Staying at a hotel that had miraculously survived the tsunami, and swiftly becoming friends with its indefatigable owner, Akiko Iwasaki, Jenkins heard tales of people being swept out to sea after the initial waves had caused such destruction.
“That really stuck with me”, Jenkins said.
As a member of a lifeboat crew that patrols the River Thames in London and a designer with 25 years of experience on the ocean, an idea swiftly began to take shape, he said.
“My father was a teacher and, later, headmaster of [UWC] Atlantic College in South Wales, which was a unique sort of college set up in the 1960s with the aim of enhancing international understanding”, he said. “The first chancellor, Rear Admiral Desmond Hoare, was ex-Royal Navy and a keen sailor, and promoted outdoor activities throughout the college”.
Early experiments with zodiac inflatables as tenders for the college’s sailing boats proved unsuccessful because of the rough and unpredictable Bristol Channel. So, students were set the task of creating a craft that would be effective and stable in those choppy waters. After a series of prototype hulls were designed and tested, the students came up with a rigid fibre-reinforced hull topped by a thick rubber ring that is instantly recognisable as the rigid-hull inflatable boat, or RIB.
The college later sold the patent for the boat for just £1 to the RNLI, which further developed the concept and turned it into the Atlantic Class lifeboat. Nearly 100 Atlantic 21 craft have seen service with the RNLI, along with a similar number of Atlantic 75 boats. Today, a further 88 of the larger Atlantic 85 craft are in operation from the 236 lifeboat stations around the coast of the UK.
Established more than 175 years ago, the RNLI is almost entirely operated by volunteers. The third-biggest charity in the UK, it raises an average of £100mn a year, while its boats rescue, on average, 23 people every day. Operating 24 hours a day, 365 days a year, the Queen is the organisation’s patron, while lifeboats—and their crews—have become the hearts of many communities and a genuine source of local pride.
Jenkins joined the college RNLI crew at the age of 17. Later, when he moved to London to teach, he transferred to the crew of one of the four lifeboats that patrol the River Thames. The 50 volunteers and 10 full-time staff of his lifeboat are called out to around 500 incidents a year, five times more than the next-busiest RNLI station.
Jenkins put his proposal to the city council of Kamaishi, showed them footage of RNLI vessels in operation and spoke with a local boat builder who has, until now, been constructing fishing boats. Shown the plans and the video, the owner of the shipyard said he would be able to follow the plans to build a lifeboat.
The chance discovery of an original hull at a sailing club in South Wales has been used as a template by students at Atlantic College to design a new generation of RIB craft that could operate in Japan. Measuring four metres from bow to stern, the vessel is capable of travelling at 35 knots and has been designed to operate in tsunami conditions.

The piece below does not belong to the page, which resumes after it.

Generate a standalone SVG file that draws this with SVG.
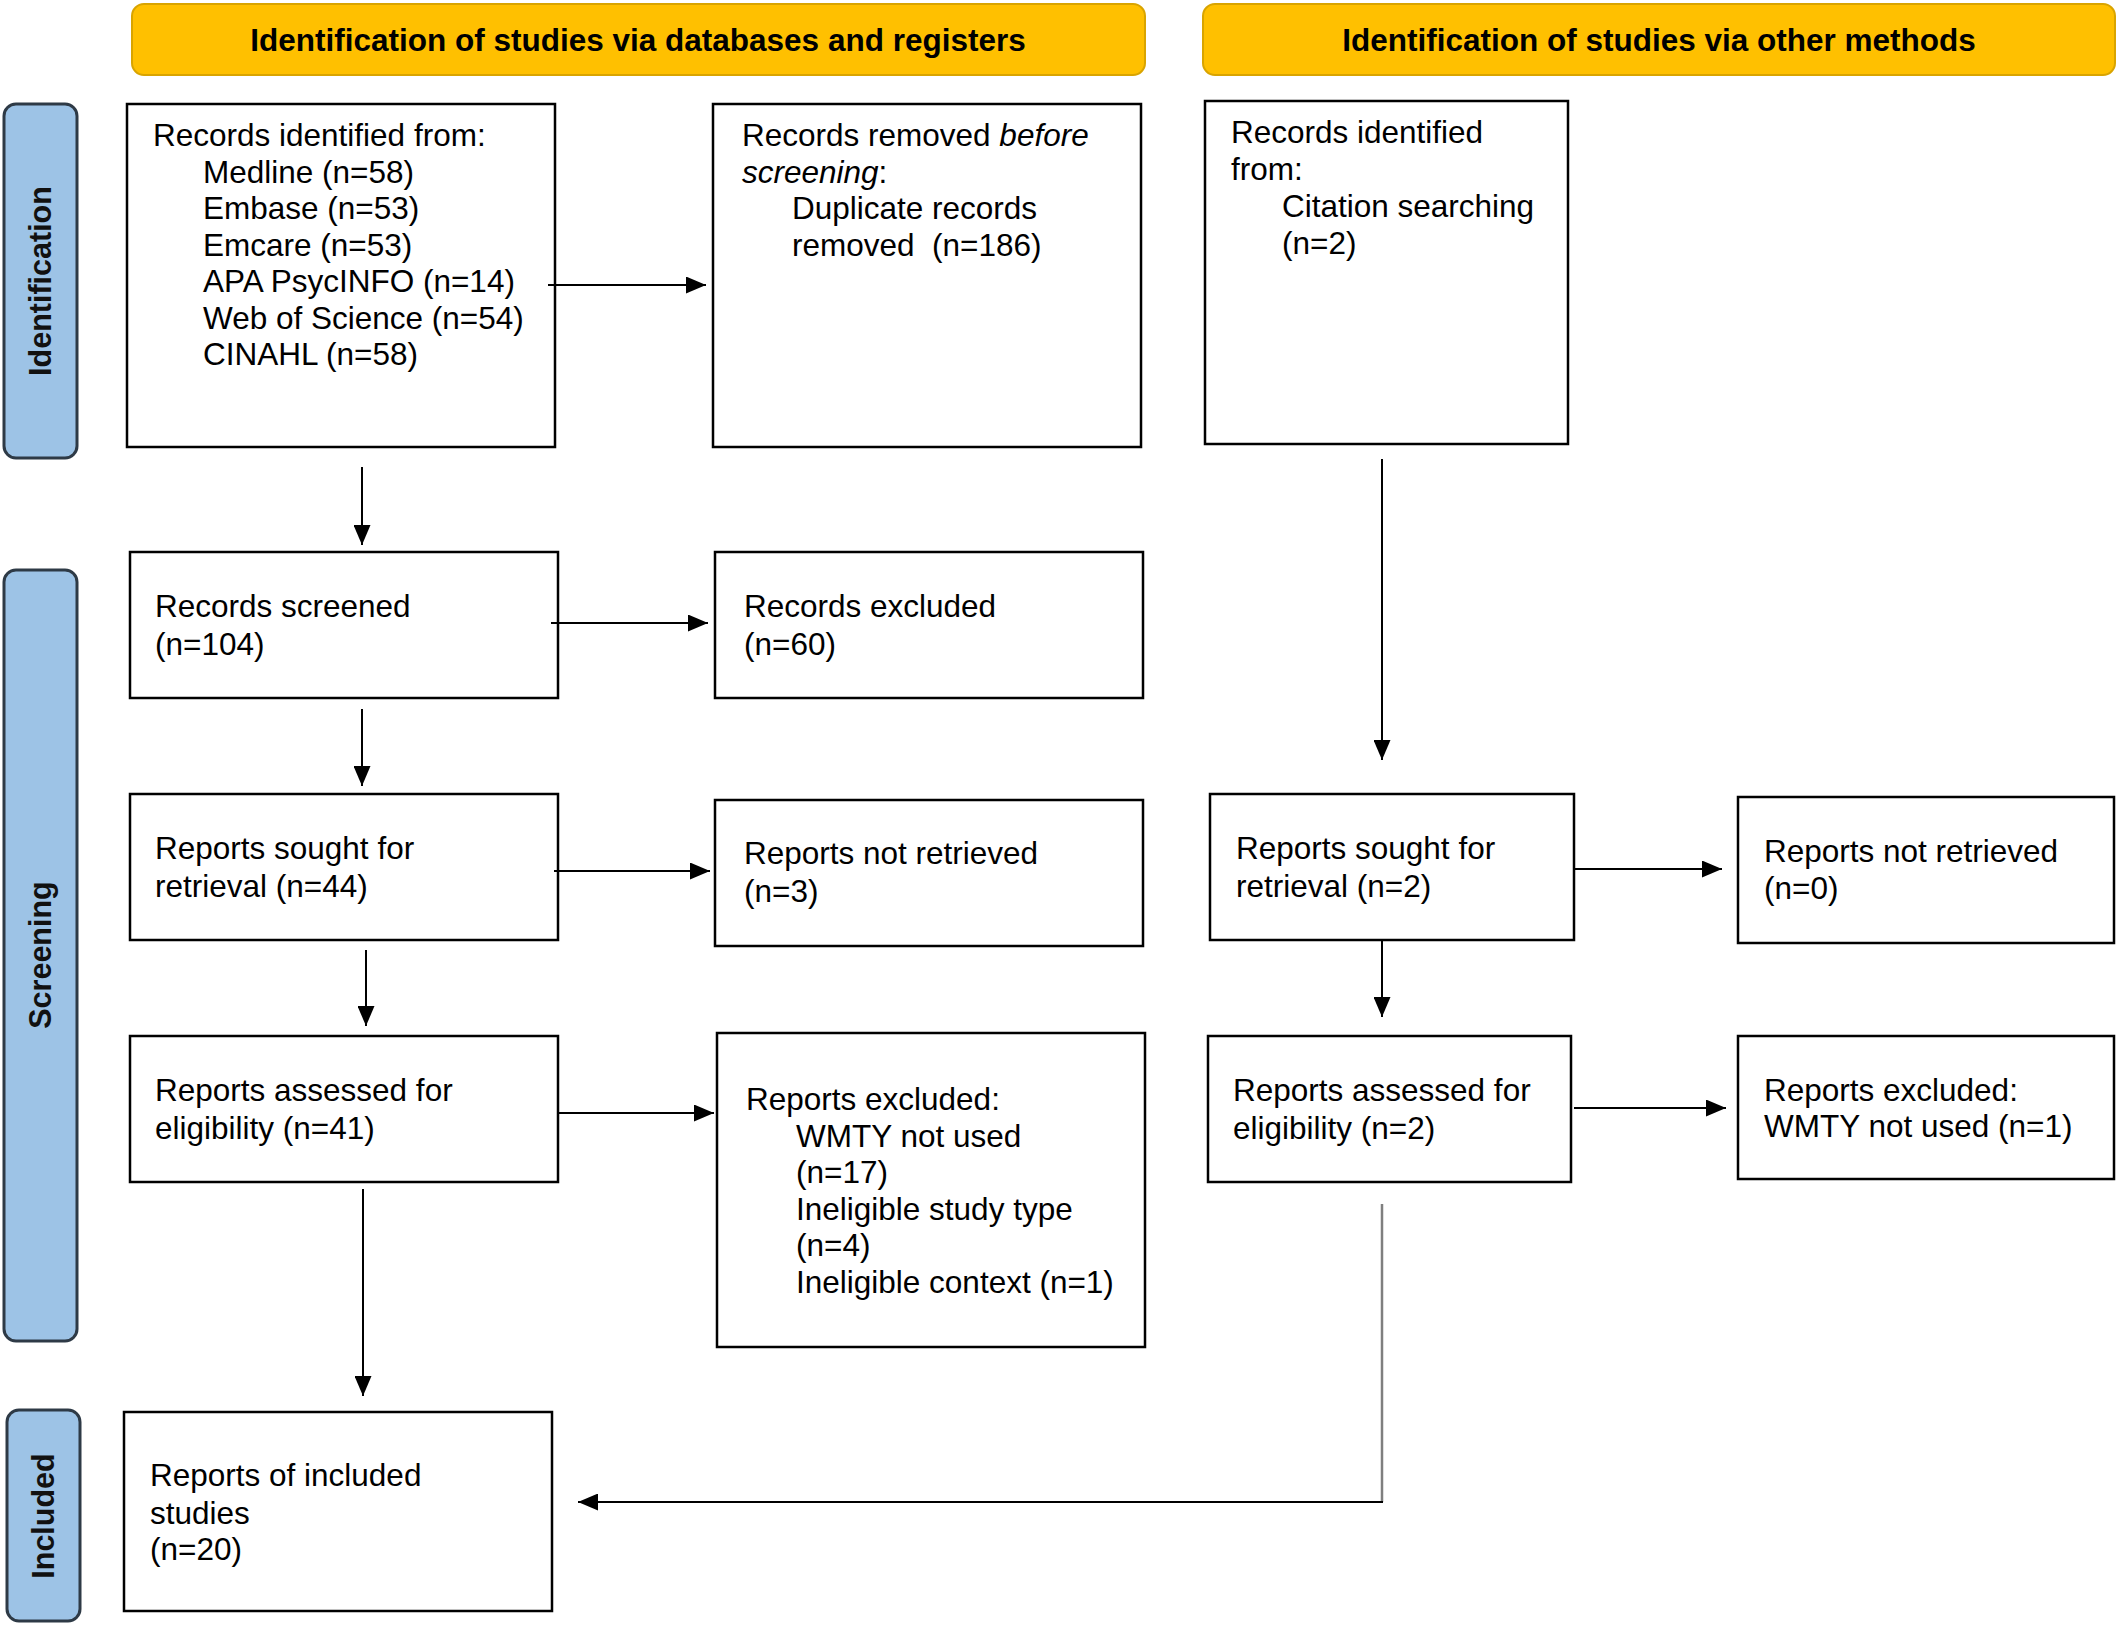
<svg xmlns="http://www.w3.org/2000/svg" width="2118" height="1626" viewBox="0 0 2118 1626">
<style>
.hdr{fill:#FFC000;stroke:#D9A400;stroke-width:2}
.side{fill:#9DC3E6;stroke:#2E3A46;stroke-width:3}
.box{fill:#fff;stroke:#000;stroke-width:2.5}
.t{font-family:"Liberation Sans",Arial,sans-serif;font-size:31.5px;fill:#000}
.h{font-family:"Liberation Sans",Arial,sans-serif;font-size:31.5px;font-weight:bold;fill:#000}
.s{font-family:"Liberation Sans",Arial,sans-serif;font-size:30.5px;font-weight:bold;fill:#111}
.ln{stroke:#000;stroke-width:2;fill:none}
</style>
<defs>
<marker id="ah" markerUnits="userSpaceOnUse" markerWidth="20" markerHeight="17" viewBox="0 0 20 17" refX="20" refY="8.5" orient="auto">
<path d="M0,0 L20,8.5 L0,17 Z" fill="#000"/>
</marker>
</defs>
<rect width="2118" height="1626" fill="#fff"/>

<g id="header-databases">
<rect class="hdr" x="132" y="4" width="1013" height="71" rx="12"/>
<text class="h" x="638" y="51" text-anchor="middle">Identification of studies via databases and registers</text>
</g>
<g id="header-other">
<rect class="hdr" x="1203" y="4" width="912" height="71" rx="12"/>
<text class="h" x="1659" y="51" text-anchor="middle">Identification of studies via other methods</text>
</g>

<g id="side-identification">
<rect class="side" x="4" y="104" width="73" height="354" rx="12"/>
<text class="s" transform="translate(51,281) rotate(-90)" text-anchor="middle">Identification</text>
</g>
<g id="side-screening">
<rect class="side" x="4" y="570" width="73" height="771" rx="12"/>
<text class="s" transform="translate(51,955) rotate(-90)" text-anchor="middle">Screening</text>
</g>
<g id="side-included">
<rect class="side" x="7" y="1410" width="73" height="211" rx="12"/>
<text class="s" transform="translate(54,1516) rotate(-90)" text-anchor="middle">Included</text>
</g>

<g id="records-identified">
<rect class="box" x="127" y="104" width="428" height="343"/>
<text class="t" x="153" y="146">Records identified from:</text>
<text class="t" x="203" y="182.5">Medline (n=58)</text>
<text class="t" x="203" y="219">Embase (n=53)</text>
<text class="t" x="203" y="255.5">Emcare (n=53)</text>
<text class="t" x="203" y="292">APA PsycINFO (n=14)</text>
<text class="t" x="203" y="328.5">Web of Science (n=54)</text>
<text class="t" x="203" y="365">CINAHL (n=58)</text>
</g>
<g id="records-removed">
<rect class="box" x="713" y="104" width="428" height="343"/>
<text class="t" x="742" y="146">Records removed <tspan font-style="italic">before</tspan></text>
<text class="t" x="742" y="182.5"><tspan font-style="italic">screening</tspan>:</text>
<text class="t" x="792" y="219">Duplicate records</text>
<text class="t" x="792" y="255.5" style="white-space:pre">removed  (n=186)</text>
</g>
<g id="records-other">
<rect class="box" x="1205" y="101" width="363" height="343"/>
<text class="t" x="1231" y="143">Records identified</text>
<text class="t" x="1231" y="180">from:</text>
<text class="t" x="1282" y="217">Citation searching</text>
<text class="t" x="1282" y="254">(n=2)</text>
</g>

<g id="records-screened">
<rect class="box" x="130" y="552" width="428" height="146"/>
<text class="t" x="155" y="617">Records screened</text>
<text class="t" x="155" y="655">(n=104)</text>
</g>
<g id="records-excluded">
<rect class="box" x="715" y="552" width="428" height="146"/>
<text class="t" x="744" y="617">Records excluded</text>
<text class="t" x="744" y="655">(n=60)</text>
</g>

<g id="sought-db">
<rect class="box" x="130" y="794" width="428" height="146"/>
<text class="t" x="155" y="859">Reports sought for</text>
<text class="t" x="155" y="897">retrieval (n=44)</text>
</g>
<g id="notretrieved-db">
<rect class="box" x="715" y="800" width="428" height="146"/>
<text class="t" x="744" y="864">Reports not retrieved</text>
<text class="t" x="744" y="902">(n=3)</text>
</g>
<g id="sought-other">
<rect class="box" x="1210" y="794" width="364" height="146"/>
<text class="t" x="1236" y="859">Reports sought for</text>
<text class="t" x="1236" y="897">retrieval (n=2)</text>
</g>
<g id="notretrieved-other">
<rect class="box" x="1738" y="797" width="376" height="146"/>
<text class="t" x="1764" y="862">Reports not retrieved</text>
<text class="t" x="1764" y="899">(n=0)</text>
</g>

<g id="assessed-db">
<rect class="box" x="130" y="1036" width="428" height="146"/>
<text class="t" x="155" y="1101">Reports assessed for</text>
<text class="t" x="155" y="1139">eligibility (n=41)</text>
</g>
<g id="excluded-db">
<rect class="box" x="717" y="1033" width="428" height="314"/>
<text class="t" x="746" y="1110">Reports excluded:</text>
<text class="t" x="796" y="1147">WMTY not used</text>
<text class="t" x="796" y="1183">(n=17)</text>
<text class="t" x="796" y="1220">Ineligible study type</text>
<text class="t" x="796" y="1256">(n=4)</text>
<text class="t" x="796" y="1293">Ineligible context (n=1)</text>
</g>
<g id="assessed-other">
<rect class="box" x="1208" y="1036" width="363" height="146"/>
<text class="t" x="1233" y="1101">Reports assessed for</text>
<text class="t" x="1233" y="1139">eligibility (n=2)</text>
</g>
<g id="excluded-other">
<rect class="box" x="1738" y="1036" width="376" height="143"/>
<text class="t" x="1764" y="1101">Reports excluded:</text>
<text class="t" x="1764" y="1137">WMTY not used (n=1)</text>
</g>

<g id="included">
<rect class="box" x="124" y="1412" width="428" height="199"/>
<text class="t" x="150" y="1486">Reports of included</text>
<text class="t" x="150" y="1524">studies</text>
<text class="t" x="150" y="1560">(n=20)</text>
</g>

<g id="connectors">
<line class="ln" x1="548" y1="285" x2="706" y2="285" marker-end="url(#ah)"/>
<line class="ln" x1="362" y1="467" x2="362" y2="545" marker-end="url(#ah)"/>
<line class="ln" x1="551" y1="623" x2="708" y2="623" marker-end="url(#ah)"/>
<line class="ln" x1="362" y1="709" x2="362" y2="786" marker-end="url(#ah)"/>
<line class="ln" x1="554" y1="871" x2="710" y2="871" marker-end="url(#ah)"/>
<line class="ln" x1="366" y1="950" x2="366" y2="1026" marker-end="url(#ah)"/>
<line class="ln" x1="558" y1="1113" x2="714" y2="1113" marker-end="url(#ah)"/>
<line class="ln" x1="363" y1="1189" x2="363" y2="1396" marker-end="url(#ah)"/>
<line class="ln" x1="1382" y1="459" x2="1382" y2="760" marker-end="url(#ah)"/>
<line class="ln" x1="1574" y1="869" x2="1722" y2="869" marker-end="url(#ah)"/>
<line class="ln" x1="1382" y1="941" x2="1382" y2="1017" marker-end="url(#ah)"/>
<line class="ln" x1="1574" y1="1108" x2="1726" y2="1108" marker-end="url(#ah)"/>
<line x1="1382" y1="1204" x2="1382" y2="1502" stroke="#7f7f7f" stroke-width="2.5"/>
<line class="ln" x1="1383" y1="1502" x2="578" y2="1502" marker-end="url(#ah)"/>
</g>
</svg>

“Atlantic College is the home of the RIB, but they are having to take into account a whole list of things that will occur in a tsunami”, he said. “I have watched hours of footage of the tsunami to try to understand just what is happening and the forces that will impact the boat”.
The conclusions are that the operators of a lifeboat will be required to put to sea immediately a major earthquake strikes to get beyond the incoming tsunami and avoid becoming a victim of the disaster.
To do that swiftly, the boat needs to be fitted with powerful engines to get through the initial, treacherous waters and carry out rescues from behind the tsunami. Subsequently, however, the vessel will need to be nimble. At present, the college are using two engines—a fast propeller engine and a more manoeuvrable jet propulsion system—suitable for each situation.
“It performs extremely well”, said Jenkins, who has taken a ride in the prototype, adding that the powerful engines “may need some taming” before it is ready to go into operation.
Although completed, Jenkins plans to ship it to Japan next summer when the local infrastructure is expected to be in place.
He is currently designing the town’s lifeboat station, which is to become the heart of the operation. A lifeboat station is a great deal more than simply having a state-of-the-art rescue boat, however, and Jenkins wants the team he has gathered from British construction firms, boat-bulding firms and academia, as well as business strategists and oceanographers, to continue to work with the people of Kamaishi to create infrastructure that will support the rescue boat. That covers everything from training to fund-raising, the creation of an early-warning alarm system, and the administrative side of the operation.
It also includes a coastal path and escape routes—away from beaches and low lying areas—which are being designed in Kamaishi by Jenkins and four students from the University of the Arts London. Construction is due to begin in summer 2016.
“We want to work with the people of Kamaishi and to show that we can provide assistance and advice over the longer term so the operation is set up correctly, the crew are trained and everything is in place behind the scenes to enable it to work”, he said.
One unofficial target for a fully functioning lifeboat station has been suggested as the Rugby World Cup 2019, as Kamaishi will be hosting a number of matches.
“After I heard the story of people being washed out to sea, I asked what they did, but people shrugged because there was nothing they could do”, Jenkins said. “The Japan Coast Guard is much more like the US Coast Guard and I saw pictures of police paddling around in what were effectively plastic tubs searching for people in the days after the tsunami.
“Japan really needs a lifeboat service equipped with a special type of boat that can work in those conditions and we are hoping that a network of stations around Japan will be the outcome of this initiative”, Jenkins said.